In health care settings – both human and animal – students have traditionally been trained through rotations, carefully watched by mentors and thrown into real scenarios as they come through the doors. There’s no substitute for the experience of working on a real patient, Boscan said, and that will continue.

But what if there was a way to closely recreate those experiences, outside the high stakes of real life? Virtual training could be the answer. It would also provide repeatability. A hundred different scenarios could be practiced 100 times by the same student. That kind of repeatability doesn’t exist in real life, Boscan said.

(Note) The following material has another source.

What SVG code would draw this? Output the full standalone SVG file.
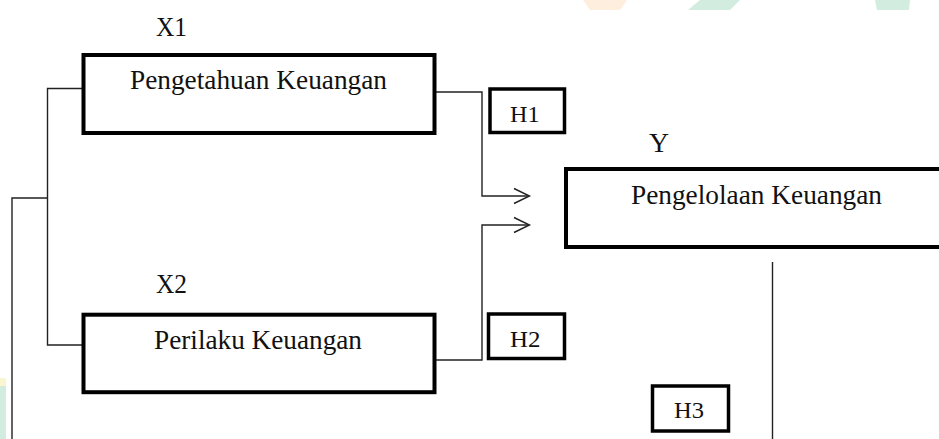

The team is continuing their quest to explore, validate and innovate around virtual education. They’ve recently secured a grant from the High Plains Intermountain Center for Agricultural Health and Safety, in which they will develop a prototype training module for dairy farmers on using proper personal protective equipment. Through their work, the researchers will continue their assessment of virtual reality and cognitive load: How much information a user can handle at a given time, and how to optimize learning.

To bring greater awareness to their work, and to inspire future veterinarians, the team will make their veterinary clinic application available for free at CSU’s new Spur campus in Denver, which boasts a new virtual reality lab in the Vida building.

Work like this, and continued development of the anesthesiology and own clinical training settings, will bring the team further insight into the evaluation of new technologies for the next generation of health care workers.

“We are starting with veterinary medicine, but we think VR is going to be part of the future for education,” Boscan said.